Hearing of the Senate Armed Services Committee - Opening Statement of Sen. Jim Inhofe, Hearing on the nomination of General Paul LaCamera to serve as Commander, United States Forces Korea

Hearing

U.S. Sen. Jim Inhofe (R-Okla.), ranking member of the Senate Armed Services Committee (SASC), today delivered opening remarks at a SASC hearing to consider the nomination of General Paul LaCamera to serve as Commander, United States Forces Korea.

As Prepared for Delivery:

Thank you, Mr. Chairman.

General LaCamera, thank you for your decades of service, and for your leadership in the Department of Defense's priority theater as the commander of U.S. Army Pacific. We thank your family for their years of support to you and service to the country as well.

Since its release, this Committee has used the 2018 National Defense Strategy (NDS) and the bipartisan NDS Commission Report (this blue book) as the blueprint for our defense work since these documents were released.

I've been asking every senior defense official, both civilian and military, whether the 2018 NDS is still accurate and relevant to their important work.

Every one of them has confirmed that it provides a solid foundation and priorities to help them advance our national security interests.

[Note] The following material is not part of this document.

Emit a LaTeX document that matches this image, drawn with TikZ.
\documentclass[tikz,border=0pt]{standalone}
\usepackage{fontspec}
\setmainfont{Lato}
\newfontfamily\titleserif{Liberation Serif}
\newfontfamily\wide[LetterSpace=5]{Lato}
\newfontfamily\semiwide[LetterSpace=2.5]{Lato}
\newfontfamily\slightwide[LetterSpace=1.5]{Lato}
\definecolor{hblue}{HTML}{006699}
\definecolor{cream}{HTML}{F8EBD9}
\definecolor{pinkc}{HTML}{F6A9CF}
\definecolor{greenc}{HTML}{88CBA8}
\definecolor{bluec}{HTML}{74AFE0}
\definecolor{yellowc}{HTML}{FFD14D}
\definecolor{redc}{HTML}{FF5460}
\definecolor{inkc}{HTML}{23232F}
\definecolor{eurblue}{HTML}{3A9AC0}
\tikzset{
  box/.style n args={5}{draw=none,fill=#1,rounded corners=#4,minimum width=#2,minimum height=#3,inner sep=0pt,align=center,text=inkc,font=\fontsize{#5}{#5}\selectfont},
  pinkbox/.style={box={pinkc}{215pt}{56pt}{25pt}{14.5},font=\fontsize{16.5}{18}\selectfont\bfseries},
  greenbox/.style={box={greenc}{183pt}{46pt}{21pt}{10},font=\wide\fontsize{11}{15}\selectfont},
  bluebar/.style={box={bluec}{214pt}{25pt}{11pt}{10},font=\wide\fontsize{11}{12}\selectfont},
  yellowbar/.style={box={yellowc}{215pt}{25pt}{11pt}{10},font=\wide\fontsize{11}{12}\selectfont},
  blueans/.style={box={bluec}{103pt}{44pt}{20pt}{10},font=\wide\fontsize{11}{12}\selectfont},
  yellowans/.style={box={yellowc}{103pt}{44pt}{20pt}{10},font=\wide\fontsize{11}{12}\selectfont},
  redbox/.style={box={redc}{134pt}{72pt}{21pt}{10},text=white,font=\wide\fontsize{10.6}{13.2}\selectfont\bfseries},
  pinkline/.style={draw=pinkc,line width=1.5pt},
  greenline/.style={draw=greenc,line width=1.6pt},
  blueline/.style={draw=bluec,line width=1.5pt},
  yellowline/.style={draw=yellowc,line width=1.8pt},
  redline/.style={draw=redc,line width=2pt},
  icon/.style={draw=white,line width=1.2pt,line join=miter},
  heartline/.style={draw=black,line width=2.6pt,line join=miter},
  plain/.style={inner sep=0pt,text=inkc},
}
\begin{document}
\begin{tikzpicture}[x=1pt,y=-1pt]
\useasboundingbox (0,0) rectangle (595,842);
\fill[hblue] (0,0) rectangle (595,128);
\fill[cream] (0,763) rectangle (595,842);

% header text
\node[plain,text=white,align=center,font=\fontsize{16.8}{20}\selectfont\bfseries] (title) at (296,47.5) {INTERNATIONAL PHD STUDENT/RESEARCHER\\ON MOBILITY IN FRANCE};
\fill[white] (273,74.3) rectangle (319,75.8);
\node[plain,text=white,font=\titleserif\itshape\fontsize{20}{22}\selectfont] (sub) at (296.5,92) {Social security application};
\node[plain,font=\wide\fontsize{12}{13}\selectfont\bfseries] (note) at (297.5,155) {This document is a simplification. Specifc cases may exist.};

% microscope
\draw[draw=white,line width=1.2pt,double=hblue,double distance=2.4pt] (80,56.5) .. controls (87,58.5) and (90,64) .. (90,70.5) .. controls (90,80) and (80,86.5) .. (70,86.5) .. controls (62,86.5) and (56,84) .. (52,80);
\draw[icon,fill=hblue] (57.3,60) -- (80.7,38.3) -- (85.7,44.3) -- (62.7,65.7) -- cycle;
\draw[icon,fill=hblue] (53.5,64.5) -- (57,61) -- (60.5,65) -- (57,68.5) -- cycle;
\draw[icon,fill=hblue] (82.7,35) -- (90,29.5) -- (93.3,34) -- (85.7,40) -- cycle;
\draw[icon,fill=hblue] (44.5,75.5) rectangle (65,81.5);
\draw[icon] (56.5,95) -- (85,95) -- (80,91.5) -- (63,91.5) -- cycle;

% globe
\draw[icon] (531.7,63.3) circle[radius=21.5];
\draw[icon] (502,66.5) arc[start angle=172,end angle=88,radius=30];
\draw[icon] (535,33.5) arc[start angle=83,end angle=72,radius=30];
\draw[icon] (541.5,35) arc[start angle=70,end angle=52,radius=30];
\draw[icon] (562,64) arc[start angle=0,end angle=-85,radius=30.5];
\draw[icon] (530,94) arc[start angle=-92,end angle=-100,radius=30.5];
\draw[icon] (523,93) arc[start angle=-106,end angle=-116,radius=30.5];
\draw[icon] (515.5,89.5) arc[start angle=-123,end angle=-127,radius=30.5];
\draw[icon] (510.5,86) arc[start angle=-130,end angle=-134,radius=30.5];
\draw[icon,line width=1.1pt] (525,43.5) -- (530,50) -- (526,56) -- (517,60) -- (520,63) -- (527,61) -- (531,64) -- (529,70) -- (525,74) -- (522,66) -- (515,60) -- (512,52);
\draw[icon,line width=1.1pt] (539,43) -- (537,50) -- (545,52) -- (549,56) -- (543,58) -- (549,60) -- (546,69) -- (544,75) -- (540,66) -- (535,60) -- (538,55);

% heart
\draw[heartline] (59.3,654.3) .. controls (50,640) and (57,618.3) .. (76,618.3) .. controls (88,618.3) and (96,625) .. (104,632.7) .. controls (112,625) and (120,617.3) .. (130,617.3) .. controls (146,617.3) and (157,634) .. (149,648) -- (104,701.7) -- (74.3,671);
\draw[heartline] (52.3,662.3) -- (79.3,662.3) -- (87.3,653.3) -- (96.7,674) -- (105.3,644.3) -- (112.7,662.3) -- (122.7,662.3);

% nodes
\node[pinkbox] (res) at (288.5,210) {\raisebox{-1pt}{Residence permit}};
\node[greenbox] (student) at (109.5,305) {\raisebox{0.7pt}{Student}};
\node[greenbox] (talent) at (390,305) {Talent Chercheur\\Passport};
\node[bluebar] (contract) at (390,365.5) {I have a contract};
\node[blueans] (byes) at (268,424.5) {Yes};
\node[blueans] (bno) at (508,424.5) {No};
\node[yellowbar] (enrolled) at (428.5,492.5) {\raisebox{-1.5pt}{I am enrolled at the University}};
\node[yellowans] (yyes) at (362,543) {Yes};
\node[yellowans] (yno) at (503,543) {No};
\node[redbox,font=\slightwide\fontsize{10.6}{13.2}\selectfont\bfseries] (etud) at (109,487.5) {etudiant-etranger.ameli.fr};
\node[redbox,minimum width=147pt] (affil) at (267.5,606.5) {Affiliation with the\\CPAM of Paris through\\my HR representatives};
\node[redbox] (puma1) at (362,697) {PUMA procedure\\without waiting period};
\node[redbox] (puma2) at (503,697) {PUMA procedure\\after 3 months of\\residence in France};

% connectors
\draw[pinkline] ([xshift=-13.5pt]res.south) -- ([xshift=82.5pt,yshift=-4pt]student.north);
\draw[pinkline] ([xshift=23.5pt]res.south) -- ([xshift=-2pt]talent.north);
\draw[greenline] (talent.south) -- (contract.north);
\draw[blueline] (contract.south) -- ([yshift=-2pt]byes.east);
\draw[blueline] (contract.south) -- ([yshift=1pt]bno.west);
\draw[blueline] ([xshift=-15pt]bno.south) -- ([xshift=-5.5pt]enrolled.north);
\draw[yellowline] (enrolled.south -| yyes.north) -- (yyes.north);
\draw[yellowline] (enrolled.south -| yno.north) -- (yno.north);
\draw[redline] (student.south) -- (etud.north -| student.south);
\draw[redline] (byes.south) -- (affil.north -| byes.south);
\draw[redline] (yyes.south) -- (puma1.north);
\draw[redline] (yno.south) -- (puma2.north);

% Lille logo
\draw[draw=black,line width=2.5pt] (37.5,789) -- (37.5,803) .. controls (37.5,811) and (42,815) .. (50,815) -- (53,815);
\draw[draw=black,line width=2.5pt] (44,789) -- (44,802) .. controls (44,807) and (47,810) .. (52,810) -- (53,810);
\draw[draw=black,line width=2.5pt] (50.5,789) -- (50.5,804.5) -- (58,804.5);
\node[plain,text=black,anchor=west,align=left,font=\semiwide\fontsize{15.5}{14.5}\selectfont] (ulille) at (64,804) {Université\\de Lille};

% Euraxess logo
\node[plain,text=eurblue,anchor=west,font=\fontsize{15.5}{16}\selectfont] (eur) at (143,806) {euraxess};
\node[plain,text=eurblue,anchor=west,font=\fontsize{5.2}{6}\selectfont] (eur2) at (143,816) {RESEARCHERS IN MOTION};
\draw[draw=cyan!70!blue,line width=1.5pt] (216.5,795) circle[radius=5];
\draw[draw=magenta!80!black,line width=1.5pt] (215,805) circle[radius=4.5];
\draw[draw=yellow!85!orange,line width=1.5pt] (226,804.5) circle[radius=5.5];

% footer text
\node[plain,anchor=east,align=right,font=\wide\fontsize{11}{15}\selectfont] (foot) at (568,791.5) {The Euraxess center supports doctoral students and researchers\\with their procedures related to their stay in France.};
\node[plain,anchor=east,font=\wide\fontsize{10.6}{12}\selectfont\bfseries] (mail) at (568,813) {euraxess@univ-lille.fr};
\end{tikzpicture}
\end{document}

They've told us it accurately reflects the strategic environment, and, if anything, the threats have gotten worse. General LaCamera, I'll be interested in your views.

One area we see things getting worse fast is in Afghanistan. Just last week, a girls' school in Kabul was bombed, and the lives of our Afghan translators, who helped protect our troops, will be in much greater danger after our troops leave.

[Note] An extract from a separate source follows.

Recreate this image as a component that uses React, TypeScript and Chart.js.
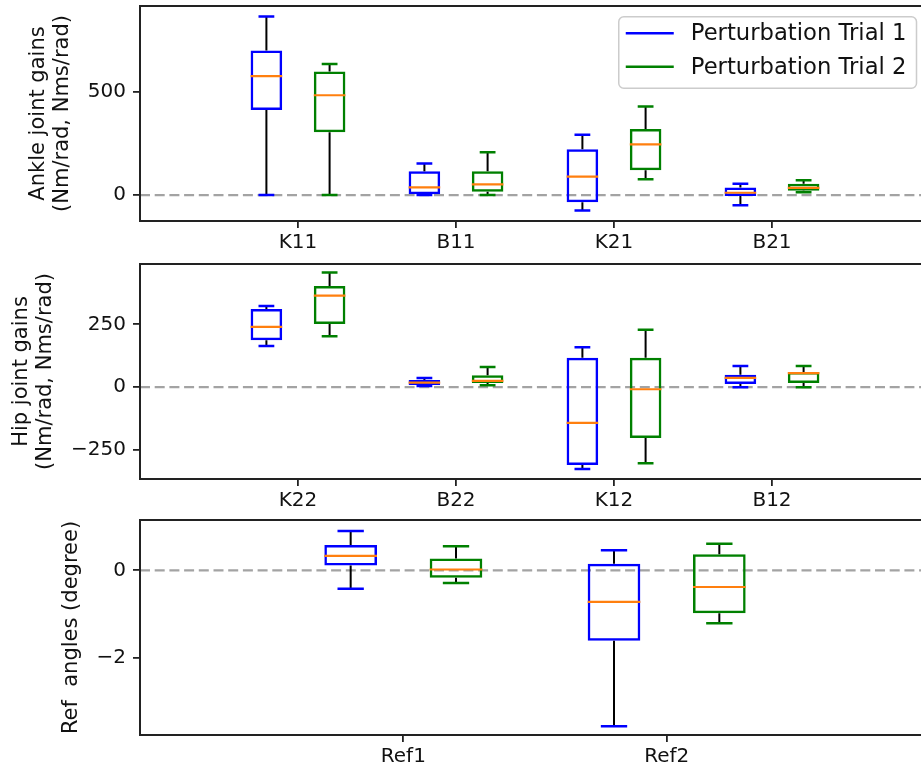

This is in part because we abandoned the conditions-based approach that Congress has supported for the last decade.

Instead, unfortunately, the Biden administration has adopted a calendar-based approach that trades real security for politics.

I fear we are seeing only the beginning of an emerging humanitarian disaster in Afghanistan.

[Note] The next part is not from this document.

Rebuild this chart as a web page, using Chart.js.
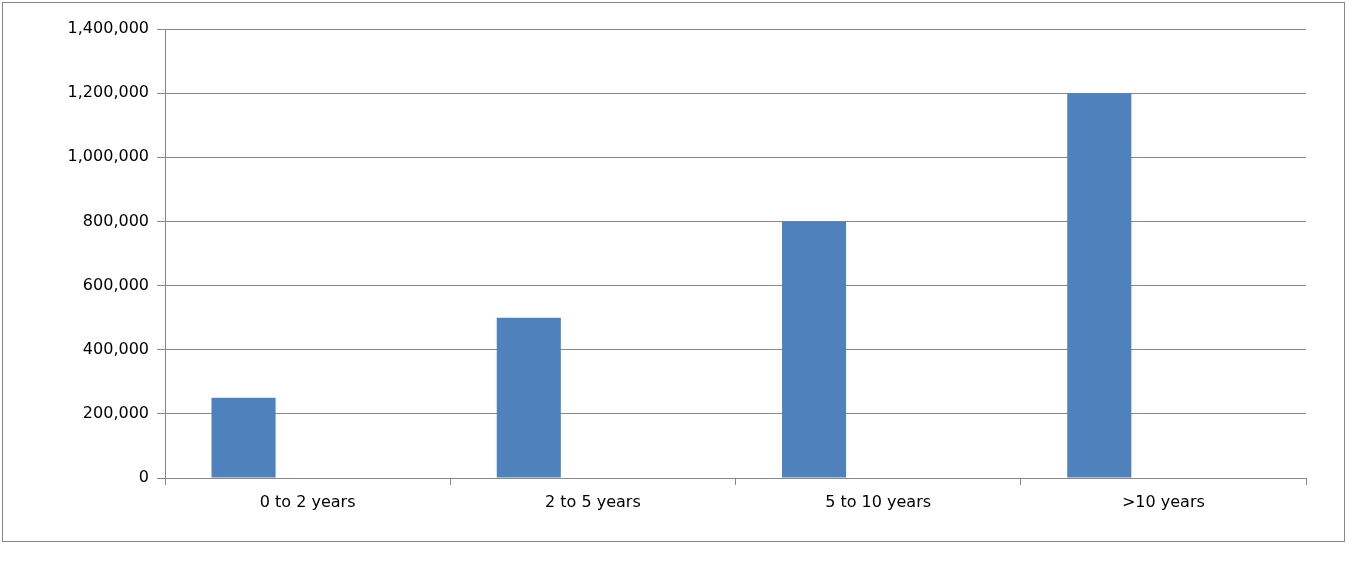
<!DOCTYPE html>
<html>
<head>
<meta charset="utf-8">
<script src="https://cdn.jsdelivr.net/npm/chart.js@4"></script>
<style>
  body { margin: 0; background: #fff; }
  #wrap { position: relative; width: 1360px; height: 561px; }
  #frame { position: absolute; left: 2px; top: 2px; width: 1343px; height: 540px; border: 1px solid #888; box-sizing: border-box; }
  canvas { position: absolute; left: 0; top: 0; }
</style>
</head>
<body>
<div id="wrap">
  <div id="frame"></div>
  <canvas id="grafico" width="1360" height="561"></canvas>
</div>
<script>
// categorias y valores
const categorias = ['0 to 2 years', '2 to 5 years', '5 to 10 years', '>10 years'];
const valores = [250000, 500000, 800000, 1200000];
const vacios = [null, null, null, null];

const fuente = { family: 'DejaVu Sans', size: 16 };

const ctx = document.getElementById('grafico').getContext('2d');
new Chart(ctx, {
  type: 'bar',
  data: {
    labels: categorias,
    datasets: [
      { data: valores, backgroundColor: '#4f81bd' },
      { data: vacios, backgroundColor: '#c0504d' },
      { data: vacios, backgroundColor: '#9bbb59' }
    ]
  },
  options: {
    responsive: false,
    animation: false,
    categoryPercentage: 0.674,
    barPercentage: 1,
    layout: { padding: { left: 0, right: 54, top: 29, bottom: 0 } },
    plugins: { legend: { display: false }, tooltip: { enabled: false } },
    scales: {
      x: {
        offset: true,
        grid: { offset: true, drawOnChartArea: false, color: '#888', tickLength: 7 },
        border: { color: '#888' },
        ticks: { color: '#000', font: fuente, padding: 8 },
        afterFit: s => { s.height = 83; }
      },
      y: {
        min: 0, max: 1400000,
        grid: { color: '#888', tickLength: 8 },
        border: { color: '#888' },
        ticks: { stepSize: 200000, color: '#000', font: fuente, padding: 8 },
        afterFit: s => { s.width = 165; }
      }
    }
  }
});
</script>
</body>
</html>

General LaCamera, I understand from our discussion in my office, that in Korea we have another situation that can either be conditions-based or calendar-based -- that is the transfer of wartime operational control. I look forward to your views.

Admiral Aquilino, who is the new commander of INDOPACOM as of 30 April, told the committee that "The U.S.- Republic of Korea alliance is ironclad and serves as the linchpin of peace and security on the Korean peninsula." I totally agree.

And as I said last week on the floor of the Senate --"A strong military is the foundation of our alliances."

In fact, a strong military enables us to have strong alliances. We need both--one is not a substitute for the other.

That is why I am disappointed with a defense budget that doesn't even keep up with inflation when the bipartisan NDS Commission says we need 3-5 percent real growth to protect the country.

Since 2009, South Korea has increased its defense spending by 3-8 percent each year, reflecting an accurate assessment of the threat environment. I wish we were as wise as them.

A flat or declining defense budget sends the wrong signal to adversaries as well as allies like South Korea.

And it undermines critical efforts including top priorities such as nuclear modernization, which is much-delayed and much-needed. We can't wait any longer.

Eliminating a leg of the nuclear triad as China builds out its third leg undermines confidence and the trust that holds together our alliances with nations like South Korea.

Further delays to nuclear modernization would also undermine the confidence our South Korean allies have in the nuclear umbrella that helps protect them from an increasingly aggressive Kim Jong Un and his expanding nuclear arsenal.

General LaCamera, I look forward to your views on how we further cement our alliance with South Korea and how we deal with Kim Jong Un's growing nuclear threat.